Sound power is a measure of the total acoustical energy radiating through an imaginary spherical surface surrounding the loudspeaker. […]. In the spinorama the sound power is estimated by calculating an energy sum of the 70 measurements on two circular orbits, with individual measurements weighted according to the portion of the spherical surface that they represent. […] Because it is an energy sum, the final curve must be computed from sound pressures, converted from dB SPL, which are squared, weighted, summed and then converted back to dB. The result could be expressed in acoustic watts, the true measure of sound power, but here is left as a frequency- response curve having the same shape and normalized to the other curves at low frequencies. [...]

It seems that somewhere/how "radiating through an imaginary spherical surface surrounding the loudspeaker" has become "a pressure generated by an omnidirectional source radiating that total power."

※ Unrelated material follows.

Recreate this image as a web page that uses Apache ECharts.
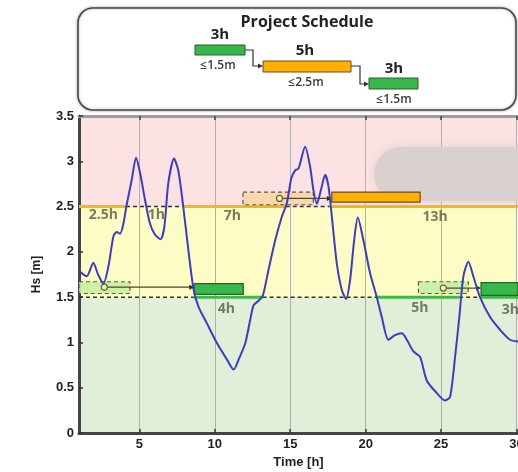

I don't think that is a correct "transformation". An "imaginary spherical surface" is not interchangeable with "ideal omnidirectional source" because they are observations from opposite vantage points.

And it is not advisable to use a description or an imposed property of a DUT itself in a DUT property definition. Toole understand this and completely avoids/omits any description of the DUT itself as per above.

I have no doubts that the involved persons here fully understand what SP really is but I do think that a definition need to be created with outmost care and one need to weigh every single word used as well as abide a few basic laws of definition design - one is: no circular references.